START DATA SHOWN

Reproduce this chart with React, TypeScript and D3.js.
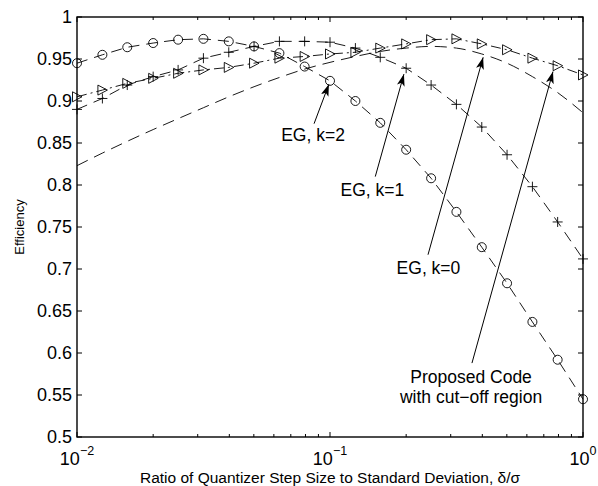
import * as d3 from "d3";

// step size ratio (log spaced sample points)
const ratios = [0.01, 0.0126, 0.0158, 0.02, 0.0251, 0.0316, 0.0398, 0.0501, 0.0631, 0.0794,
    0.1, 0.126, 0.158, 0.2, 0.251, 0.316, 0.398, 0.501, 0.631, 0.794, 1];

const egK2 = [0.945, 0.955, 0.964, 0.969, 0.973, 0.974, 0.971, 0.965, 0.957, 0.941, 0.924,
    0.900, 0.874, 0.842, 0.808, 0.768, 0.726, 0.683, 0.637, 0.592, 0.545];
const egK1 = [0.890, 0.903, 0.919, 0.929, 0.937, 0.951, 0.958, 0.965, 0.971, 0.971, 0.970,
    0.963, 0.952, 0.939, 0.919, 0.896, 0.869, 0.836, 0.798, 0.756, 0.712];
const proposed = [0.905, 0.913, 0.921, 0.927, 0.933, 0.937, 0.940, 0.945, 0.951, 0.953, 0.956,
    0.958, 0.963, 0.968, 0.973, 0.974, 0.968, 0.961, 0.951, 0.942, 0.931];
const egK0 = [0.823, 0.838, 0.852, 0.866, 0.879, 0.892, 0.905, 0.917, 0.928, 0.938, 0.946,
    0.953, 0.959, 0.963, 0.965, 0.963, 0.956, 0.945, 0.929, 0.910, 0.886];

const yTicks = [0.5, 0.55, 0.6, 0.65, 0.7, 0.75, 0.8, 0.85, 0.9, 0.95, 1];
const xMajor = [0.01, 0.1, 1];
const xExp = ["\u22122", "\u22121", "0"];

// annotation: label lines, label anchor, arrow start, arrow tip (data coords)
const notes = [
    { lines: ["EG, k=2"], tx: 0.0857, ty: 0.852, sx: 0.0865, sy: 0.873, ex: 0.099, ey: 0.920 },
    { lines: ["EG, k=1"], tx: 0.147, ty: 0.787, sx: 0.151, sy: 0.810, ex: 0.196, ey: 0.932 },
    { lines: ["EG, k=0"], tx: 0.245, ty: 0.694, sx: 0.244, sy: 0.717, ex: 0.403, ey: 0.952 },
    { lines: ["Proposed Code", "with cut\u2212off region"], tx: 0.361, ty: 0.564, sx: 0.364, sy: 0.588, ex: 0.761, ey: 0.935 },
];

const W = 598, H = 486;
const margin = { top: 17, right: 15, bottom: 49, left: 77 };
const font = "'Liberation Sans', Arial, Helvetica, sans-serif";

export default function App() {
    const x = d3.scaleLog().domain([0.01, 1]).range([margin.left, W - margin.right]);
    const y = d3.scaleLinear().domain([0.5, 1]).range([H - margin.bottom, margin.top]);
    const x0 = margin.left, x1 = W - margin.right, y0 = H - margin.bottom, y1 = margin.top;

    const line = d3.line<number>().x((_, i) => x(ratios[i])).y(d => y(d));
    const smooth = d3.line<number>().x((_, i) => x(ratios[i])).y(d => y(d)).curve(d3.curveMonotoneX);

    const minor: number[] = [];
    [0.01, 0.1].forEach(b => { for (let k = 2; k <= 9; k++) minor.push(b * k); });

    const circles = egK2.map((d, i) => <circle key={i} cx={x(ratios[i])} cy={y(d)} r={4.5} fill="none" stroke="#000" strokeWidth={0.9} />);
    const pluses = egK1.map((d, i) => {
        const px = x(ratios[i]), py = y(d);
        return <path key={i} d={`M${px - 5},${py}H${px + 5}M${px},${py - 5}V${py + 5}`} stroke="#000" strokeWidth={0.9} />;
    });
    const tris = proposed.map((d, i) => {
        const px = x(ratios[i]), py = y(d);
        return <path key={i} d={`M${px - 4.5},${py - 5}L${px + 5},${py}L${px - 4.5},${py + 5}Z`} fill="none" stroke="#000" strokeWidth={0.9} />;
    });

    return (
        <div style={{ position: "absolute", left: 0, top: 0 }}>
            <svg width={W} height={H} style={{ display: "block", background: "#fff" }} fontFamily={font}>
                {/* series */}
                <path d={smooth(egK0) ?? ""} fill="none" stroke="#000" strokeWidth={0.9} strokeDasharray="12,7" />
                <path d={line(egK2) ?? ""} fill="none" stroke="#000" strokeWidth={0.9} strokeDasharray="11,7" />
                <path d={line(egK1) ?? ""} fill="none" stroke="#000" strokeWidth={0.9} strokeDasharray="11,7" />
                <path d={line(proposed) ?? ""} fill="none" stroke="#000" strokeWidth={0.9} strokeDasharray="10,4,2,4" />
                {circles}
                {pluses}
                {tris}

                {/* axes box and ticks */}
                <rect x={x0} y={y1} width={x1 - x0} height={y0 - y1} fill="none" stroke="#000" strokeWidth={1.4} />
                {yTicks.map(t => (
                    <g key={t}>
                        <line x1={x0} x2={x0 + 5} y1={y(t)} y2={y(t)} stroke="#000" strokeWidth={1} />
                        <line x1={x1} x2={x1 - 5} y1={y(t)} y2={y(t)} stroke="#000" strokeWidth={1} />
                        <text x={x0 - 5} y={y(t)} dy="0.35em" textAnchor="end" fontSize={18}>{d3.format("")(t)}</text>
                    </g>
                ))}
                {minor.map(t => (
                    <g key={t}>
                        <line x1={x(t)} x2={x(t)} y1={y0} y2={y0 - 3} stroke="#000" strokeWidth={1} />
                        <line x1={x(t)} x2={x(t)} y1={y1} y2={y1 + 3} stroke="#000" strokeWidth={1} />
                    </g>
                ))}
                {xMajor.map((t, i) => (
                    <g key={t}>
                        <line x1={x(t)} x2={x(t)} y1={y0} y2={y0 - 5} stroke="#000" strokeWidth={1} />
                        <line x1={x(t)} x2={x(t)} y1={y1} y2={y1 + 5} stroke="#000" strokeWidth={1} />
                        <text x={x(t)} y={y0 + 28} textAnchor="middle" fontSize={18}>
                            10<tspan dy={-10} fontSize={12.5}>{xExp[i]}</tspan>
                        </text>
                    </g>
                ))}

                {/* axis labels */}
                <text x={(x0 + x1) / 2} y={H - 3} textAnchor="middle" fontSize={15.5}>
                    Ratio of Quantizer Step Size to Standard Deviation, δ/σ
                </text>
                <text transform={`translate(24,${(y0 + y1) / 2}) rotate(-90)`} textAnchor="middle" fontSize={13}>Efficiency</text>

                {/* annotations */}
                <defs>
                    <marker id="head" viewBox="0 0 12 8" refX={12} refY={4} markerWidth={12} markerHeight={8} markerUnits="userSpaceOnUse" orient="auto">
                        <path d="M0,0L12,4L0,8L3,4Z" fill="#000" />
                    </marker>
                </defs>
                {notes.map((n, i) => (
                    <g key={i}>
                        <line x1={x(n.sx)} y1={y(n.sy)} x2={x(n.ex)} y2={y(n.ey)} stroke="#000" strokeWidth={1} markerEnd="url(#head)" />
                        <text x={x(n.tx)} y={y(n.ty)} textAnchor="middle" fontSize={17.5}>
                            {n.lines.map((l, j) => <tspan key={j} x={x(n.tx)} dy={j === 0 ? 0 : 20}>{l}</tspan>)}
                        </text>
                    </g>
                ))}
            </svg>
        </div>
    );
}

END DATA SHOWN

Search the lines above for the string "with" and copy each line that has it.

■ **OUTPUT OF THE TASK**:
Reproduce this chart with React, TypeScript and D3.js.
    { lines: ["Proposed Code", "with cut\u2212off region"], tx: 0.361, ty: 0.564, sx: 0.364, sy: 0.588, ex: 0.761, ey: 0.935 },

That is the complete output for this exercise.